[begin Exercise inputs]

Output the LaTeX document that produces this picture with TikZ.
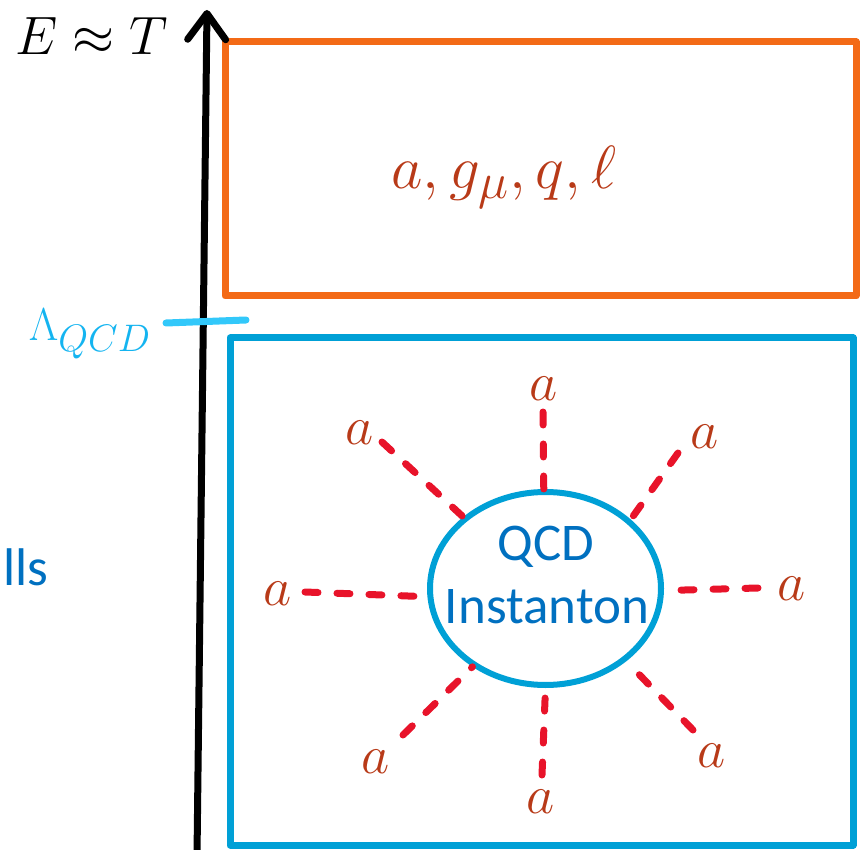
\documentclass[tikz,border=0pt]{standalone}
\usepackage{fontspec}
\newfontfamily\carlito{Carlito}
\usetikzlibrary{arrows.meta,shapes.geometric}
\definecolor{boxorange}{RGB}{243,106,22}
\definecolor{boxblue}{RGB}{0,160,214}
\definecolor{lamcyan}{RGB}{20,180,240}
\definecolor{tickcyan}{RGB}{50,200,250}
\definecolor{txtblue}{RGB}{0,112,192}
\definecolor{mathbrown}{RGB}{184,58,24}
\definecolor{dashred}{RGB}{232,19,42}
\tikzset{
  boxline/.style={line width=7pt, line join=round},
  mathlbl/.style={text=mathbrown, inner sep=0pt, anchor=base, font=\Huge, scale=2.2},
  bigmath/.style={text=mathbrown, inner sep=0pt, anchor=base, font=\Huge, scale=2.45},
  sanslbl/.style={text=txtblue, inner sep=0pt, anchor=base, font=\carlito\fontsize{53}{63}\selectfont},
  axion/.style={draw=dashred, line width=7pt, line cap=round, dash pattern=on 13pt off 19pt},
}
\begin{document}
\begin{tikzpicture}[x=1pt,y=-1pt]
\useasboundingbox (0,0) rectangle (860,850);
% boxes
\draw[boxline, draw=boxorange] (225,42) rectangle (856,296);
\draw[boxline, draw=boxblue] (230,338) rectangle (853,845);
% energy axis
\coordinate (axb) at (197,856);
\coordinate (axt) at (207,10);
\draw[line width=7pt, -{Straight Barb[length=26pt,width=38pt,round]}] (axb) -- (axt);
\node[text=black, inner sep=0pt, anchor=base, font=\Huge, scale=2.17] (E) at (92,55) {$E \approx T$};
% Lambda QCD tick
\coordinate (lq1) at (166,323);
\coordinate (lq2) at (246,320);
\draw[draw=tickcyan, line width=7pt, line cap=round] (lq1) -- (lq2);
\node[text=lamcyan, inner sep=0pt, anchor=base, font=\Huge, scale=1.85] (lam) at (90,341) {$\Lambda_{QCD}$};
% upper box content
\node[bigmath] (fields) at (504,189) {$a,g_\mu,q,\ell$};
% left cut text
\node[sanslbl, anchor=base west] (walls) at (3,585) {lls};
% instanton
\node[draw=boxblue, line width=6pt, ellipse, minimum width=231pt, minimum height=193pt, inner sep=0pt] (ell) at (545.5,588.5) {};
\node[sanslbl] (qcd) at (546,560) {QCD};
\node[sanslbl] (inst) at (547,623) {Instanton};
% outer ends
\coordinate (o1) at (543,412);
\coordinate (o2) at (382,442);
\coordinate (o3) at (678,453);
\coordinate (o4) at (305,592);
\coordinate (o5) at (758,588);
\coordinate (o6) at (403,735);
\coordinate (o7) at (542,775);
\coordinate (o8) at (693,730);
\draw[axion] (o1) -- (ell.91);
\draw[axion] (o2) -- (ell.139);
\draw[axion] (o3) -- (ell.39);
\draw[axion] (o4) -- (ell.184);
\draw[axion] (o5) -- (ell.359);
\draw[axion] (o6) -- (ell.227);
\draw[axion] (o7) -- (ell.270);
\draw[axion] (o8) -- (ell.318);
% axion labels
\node[mathlbl] (a1) at (544,400) {$a$};
\node[mathlbl] (a2) at (360,445) {$a$};
\node[mathlbl] (a3) at (705,448) {$a$};
\node[mathlbl] (a4) at (278,605) {$a$};
\node[mathlbl] (a5) at (792,600) {$a$};
\node[mathlbl] (a6) at (376,773) {$a$};
\node[mathlbl] (a7) at (541,813) {$a$};
\node[mathlbl] (a8) at (712,767) {$a$};
\end{tikzpicture}
\end{document}
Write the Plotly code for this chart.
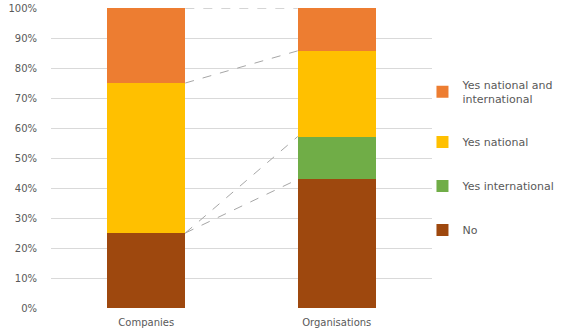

[end Exercise inputs]

### Written request
Write out the whole listing again, exactly, with no pictures.

### Exercise solution
Output the LaTeX document that produces this picture with TikZ.
\documentclass[tikz,border=0pt]{standalone}
\usepackage{fontspec}
\newfontfamily\carlito{Carlito}
\usetikzlibrary{arrows.meta,shapes.geometric}
\definecolor{boxorange}{RGB}{243,106,22}
\definecolor{boxblue}{RGB}{0,160,214}
\definecolor{lamcyan}{RGB}{20,180,240}
\definecolor{tickcyan}{RGB}{50,200,250}
\definecolor{txtblue}{RGB}{0,112,192}
\definecolor{mathbrown}{RGB}{184,58,24}
\definecolor{dashred}{RGB}{232,19,42}
\tikzset{
  boxline/.style={line width=7pt, line join=round},
  mathlbl/.style={text=mathbrown, inner sep=0pt, anchor=base, font=\Huge, scale=2.2},
  bigmath/.style={text=mathbrown, inner sep=0pt, anchor=base, font=\Huge, scale=2.45},
  sanslbl/.style={text=txtblue, inner sep=0pt, anchor=base, font=\carlito\fontsize{53}{63}\selectfont},
  axion/.style={draw=dashred, line width=7pt, line cap=round, dash pattern=on 13pt off 19pt},
}
\begin{document}
\begin{tikzpicture}[x=1pt,y=-1pt]
\useasboundingbox (0,0) rectangle (860,850);
% boxes
\draw[boxline, draw=boxorange] (225,42) rectangle (856,296);
\draw[boxline, draw=boxblue] (230,338) rectangle (853,845);
% energy axis
\coordinate (axb) at (197,856);
\coordinate (axt) at (207,10);
\draw[line width=7pt, -{Straight Barb[length=26pt,width=38pt,round]}] (axb) -- (axt);
\node[text=black, inner sep=0pt, anchor=base, font=\Huge, scale=2.17] (E) at (92,55) {$E \approx T$};
% Lambda QCD tick
\coordinate (lq1) at (166,323);
\coordinate (lq2) at (246,320);
\draw[draw=tickcyan, line width=7pt, line cap=round] (lq1) -- (lq2);
\node[text=lamcyan, inner sep=0pt, anchor=base, font=\Huge, scale=1.85] (lam) at (90,341) {$\Lambda_{QCD}$};
% upper box content
\node[bigmath] (fields) at (504,189) {$a,g_\mu,q,\ell$};
% left cut text
\node[sanslbl, anchor=base west] (walls) at (3,585) {lls};
% instanton
\node[draw=boxblue, line width=6pt, ellipse, minimum width=231pt, minimum height=193pt, inner sep=0pt] (ell) at (545.5,588.5) {};
\node[sanslbl] (qcd) at (546,560) {QCD};
\node[sanslbl] (inst) at (547,623) {Instanton};
% outer ends
\coordinate (o1) at (543,412);
\coordinate (o2) at (382,442);
\coordinate (o3) at (678,453);
\coordinate (o4) at (305,592);
\coordinate (o5) at (758,588);
\coordinate (o6) at (403,735);
\coordinate (o7) at (542,775);
\coordinate (o8) at (693,730);
\draw[axion] (o1) -- (ell.91);
\draw[axion] (o2) -- (ell.139);
\draw[axion] (o3) -- (ell.39);
\draw[axion] (o4) -- (ell.184);
\draw[axion] (o5) -- (ell.359);
\draw[axion] (o6) -- (ell.227);
\draw[axion] (o7) -- (ell.270);
\draw[axion] (o8) -- (ell.318);
% axion labels
\node[mathlbl] (a1) at (544,400) {$a$};
\node[mathlbl] (a2) at (360,445) {$a$};
\node[mathlbl] (a3) at (705,448) {$a$};
\node[mathlbl] (a4) at (278,605) {$a$};
\node[mathlbl] (a5) at (792,600) {$a$};
\node[mathlbl] (a6) at (376,773) {$a$};
\node[mathlbl] (a7) at (541,813) {$a$};
\node[mathlbl] (a8) at (712,767) {$a$};
\end{tikzpicture}
\end{document}
Write the Plotly code for this chart.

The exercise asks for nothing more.